• **REQUIRED WORK**
The material below should be written out in full and exactly; pictures stay out of the copy.

• **DATA EXTRACT**
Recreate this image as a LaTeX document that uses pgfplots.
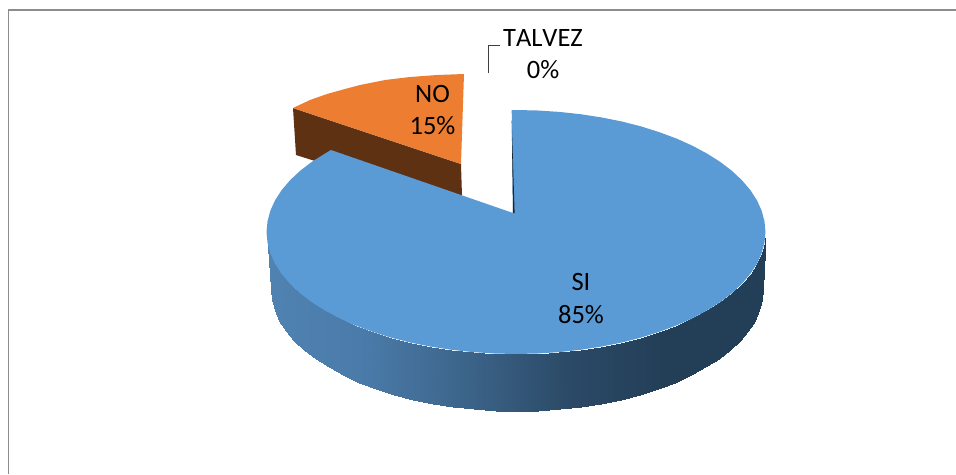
\documentclass[border=0pt]{standalone}
\usepackage{pgfplots}
\pgfplotsset{compat=1.18}
\usepackage{fontspec}
\setmainfont{Carlito}

\definecolor{piblue}{HTML}{5B9BD5}
\definecolor{piorange}{HTML}{ED7D31}
\definecolor{pibrown}{HTML}{5E3112}

\begin{document}
\begin{tikzpicture}
\begin{axis}[
    scale only axis,
    width=956pt,
    height=474pt,
    xmin=0, xmax=956,
    ymin=0, ymax=474,
    y dir=reverse,
    hide axis,
    colormap={pieside}{rgb255=(80,131,178) rgb255=(74,122,168) rgb255=(60,100,137) rgb255=(43,74,103) rgb255=(35,62,87) rgb255=(35,62,87)},
    point meta min=267,
    point meta max=767,
]

% hide axis leaves the box out of the page size
\path (axis cs:0,0) rectangle (axis cs:956,474);

% chart frame, only top and left are visible
\addplot[color=black!45, line width=1.9pt] coordinates {(956,10) (8.5,10) (8.5,474)};

% NO slice
\addplot[draw=none, fill=pibrown] coordinates {(293,108) (461,164) (462,196) (400,240) (315,161) (296,155)};
\addplot[draw=none, fill=piorange] coordinates {(293,108) (310,100) (327,94) (345,89) (360,85) (385,80) (410,77) (437,75) (464,74) (461,164)};

% SI wall
\addplot[surf, shader=interp, mesh/cols=37, mesh/rows=2, point meta=x] table {
x y
266.5 232
267.5 242.6
270.3 253.2
275 263.6
281.5 273.7
289.9 283.6
299.9 293
311.6 302
324.9 310.4
339.6 318.3
355.6 325.5
372.9 331.9
391.2 337.7
410.6 342.6
430.7 346.6
451.4 349.8
472.7 352.1
494.2 353.5
516 354
537.8 353.5
559.3 352.1
580.6 349.8
601.3 346.6
621.4 342.6
640.8 337.7
659.1 331.9
676.4 325.5
692.4 318.3
707.1 310.4
720.4 302
732.1 293
742.1 283.6
750.5 273.7
757 263.6
761.7 253.2
764.5 242.6
765.5 232
271 289
271.9 299.6
274.7 310.2
279.4 320.6
285.8 330.7
294 340.6
304 350
315.5 359
328.6 367.4
343.1 375.3
358.9 382.5
375.9 388.9
394 394.7
413 399.6
432.9 403.6
453.3 406.8
474.3 409.1
495.6 410.5
517 411
538.4 410.5
559.7 409.1
580.7 406.8
601.1 403.6
621 399.6
640 394.7
658.1 388.9
675.1 382.5
690.9 375.3
705.4 367.4
718.5 359
730 350
740 340.6
748.2 330.7
754.6 320.6
759.3 310.2
762.1 299.6
763 289
};

% SI top face
\addplot[draw=none, fill=piblue] coordinates {
(513,213) (511.7,110.2) (516,110) (537.8,110.5) (559.3,111.9) (580.6,114.2) (601.3,117.4) (621.4,121.4)
(640.8,126.3) (659.1,132.1) (676.4,138.5) (692.4,145.7) (707.1,153.6) (720.4,162) (732.1,171) (742.1,180.4)
(750.5,190.3) (757,200.4) (761.7,210.8) (764.5,221.4) (765.5,232) (764.5,242.6) (761.7,253.2) (757,263.6)
(750.5,273.7) (742.1,283.6) (732.1,293) (720.4,302) (707.1,310.4) (692.4,318.3) (676.4,325.5) (659.1,331.9)
(640.8,337.7) (621.4,342.6) (601.3,346.6) (580.6,349.8) (559.3,352.1) (537.8,353.5) (516,354) (494.2,353.5)
(472.7,352.1) (451.4,349.8) (430.7,346.6) (410.6,342.6) (391.2,337.7) (372.9,331.9) (355.6,325.5) (339.6,318.3)
(324.9,310.4) (311.6,302) (299.9,293) (289.9,283.6) (281.5,273.7) (275,263.6) (270.3,253.2) (267.5,242.6)
(266.5,232) (267.5,221.4) (270.3,210.8) (275,200.4) (281.5,190.3) (289.9,180.4) (299.9,171) (311.6,162)
(324.9,153.6) (331,150)
};

% cut face of SI, seen edge on
\addplot[draw=none, fill=black!75!piblue] coordinates {(511.7,120) (513,213) (514.6,213)};

% leader line of TALVEZ
\addplot[color=black!75, line width=0.9pt] coordinates {(488,73) (488,45) (500,45)};

\node[align=center, font=\fontsize{26.5}{32.5}\selectfont] at (axis cs:581,298.5) {SI\\85\%};
\node[align=center, font=\fontsize{26.5}{32.5}\selectfont] at (axis cs:432.5,110) {NO\\15\%};
\node[align=center, font=\fontsize{26.5}{32.5}\selectfont\addfontfeatures{Kerning=Off}] at (axis cs:543,54) {TALVEZ\\0\%};
\end{axis}
\end{tikzpicture}
\end{document}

• **FINAL ANSWER**
Recreate this image as a LaTeX document that uses pgfplots.
\documentclass[border=0pt]{standalone}
\usepackage{pgfplots}
\pgfplotsset{compat=1.18}
\usepackage{fontspec}
\setmainfont{Carlito}

\definecolor{piblue}{HTML}{5B9BD5}
\definecolor{piorange}{HTML}{ED7D31}
\definecolor{pibrown}{HTML}{5E3112}

\begin{document}
\begin{tikzpicture}
\begin{axis}[
    scale only axis,
    width=956pt,
    height=474pt,
    xmin=0, xmax=956,
    ymin=0, ymax=474,
    y dir=reverse,
    hide axis,
    colormap={pieside}{rgb255=(80,131,178) rgb255=(74,122,168) rgb255=(60,100,137) rgb255=(43,74,103) rgb255=(35,62,87) rgb255=(35,62,87)},
    point meta min=267,
    point meta max=767,
]

% hide axis leaves the box out of the page size
\path (axis cs:0,0) rectangle (axis cs:956,474);

% chart frame, only top and left are visible
\addplot[color=black!45, line width=1.9pt] coordinates {(956,10) (8.5,10) (8.5,474)};

% NO slice
\addplot[draw=none, fill=pibrown] coordinates {(293,108) (461,164) (462,196) (400,240) (315,161) (296,155)};
\addplot[draw=none, fill=piorange] coordinates {(293,108) (310,100) (327,94) (345,89) (360,85) (385,80) (410,77) (437,75) (464,74) (461,164)};

% SI wall
\addplot[surf, shader=interp, mesh/cols=37, mesh/rows=2, point meta=x] table {
x y
266.5 232
267.5 242.6
270.3 253.2
275 263.6
281.5 273.7
289.9 283.6
299.9 293
311.6 302
324.9 310.4
339.6 318.3
355.6 325.5
372.9 331.9
391.2 337.7
410.6 342.6
430.7 346.6
451.4 349.8
472.7 352.1
494.2 353.5
516 354
537.8 353.5
559.3 352.1
580.6 349.8
601.3 346.6
621.4 342.6
640.8 337.7
659.1 331.9
676.4 325.5
692.4 318.3
707.1 310.4
720.4 302
732.1 293
742.1 283.6
750.5 273.7
757 263.6
761.7 253.2
764.5 242.6
765.5 232
271 289
271.9 299.6
274.7 310.2
279.4 320.6
285.8 330.7
294 340.6
304 350
315.5 359
328.6 367.4
343.1 375.3
358.9 382.5
375.9 388.9
394 394.7
413 399.6
432.9 403.6
453.3 406.8
474.3 409.1
495.6 410.5
517 411
538.4 410.5
559.7 409.1
580.7 406.8
601.1 403.6
621 399.6
640 394.7
658.1 388.9
675.1 382.5
690.9 375.3
705.4 367.4
718.5 359
730 350
740 340.6
748.2 330.7
754.6 320.6
759.3 310.2
762.1 299.6
763 289
};

% SI top face
\addplot[draw=none, fill=piblue] coordinates {
(513,213) (511.7,110.2) (516,110) (537.8,110.5) (559.3,111.9) (580.6,114.2) (601.3,117.4) (621.4,121.4)
(640.8,126.3) (659.1,132.1) (676.4,138.5) (692.4,145.7) (707.1,153.6) (720.4,162) (732.1,171) (742.1,180.4)
(750.5,190.3) (757,200.4) (761.7,210.8) (764.5,221.4) (765.5,232) (764.5,242.6) (761.7,253.2) (757,263.6)
(750.5,273.7) (742.1,283.6) (732.1,293) (720.4,302) (707.1,310.4) (692.4,318.3) (676.4,325.5) (659.1,331.9)
(640.8,337.7) (621.4,342.6) (601.3,346.6) (580.6,349.8) (559.3,352.1) (537.8,353.5) (516,354) (494.2,353.5)
(472.7,352.1) (451.4,349.8) (430.7,346.6) (410.6,342.6) (391.2,337.7) (372.9,331.9) (355.6,325.5) (339.6,318.3)
(324.9,310.4) (311.6,302) (299.9,293) (289.9,283.6) (281.5,273.7) (275,263.6) (270.3,253.2) (267.5,242.6)
(266.5,232) (267.5,221.4) (270.3,210.8) (275,200.4) (281.5,190.3) (289.9,180.4) (299.9,171) (311.6,162)
(324.9,153.6) (331,150)
};

% cut face of SI, seen edge on
\addplot[draw=none, fill=black!75!piblue] coordinates {(511.7,120) (513,213) (514.6,213)};

% leader line of TALVEZ
\addplot[color=black!75, line width=0.9pt] coordinates {(488,73) (488,45) (500,45)};

\node[align=center, font=\fontsize{26.5}{32.5}\selectfont] at (axis cs:581,298.5) {SI\\85\%};
\node[align=center, font=\fontsize{26.5}{32.5}\selectfont] at (axis cs:432.5,110) {NO\\15\%};
\node[align=center, font=\fontsize{26.5}{32.5}\selectfont\addfontfeatures{Kerning=Off}] at (axis cs:543,54) {TALVEZ\\0\%};
\end{axis}
\end{tikzpicture}
\end{document}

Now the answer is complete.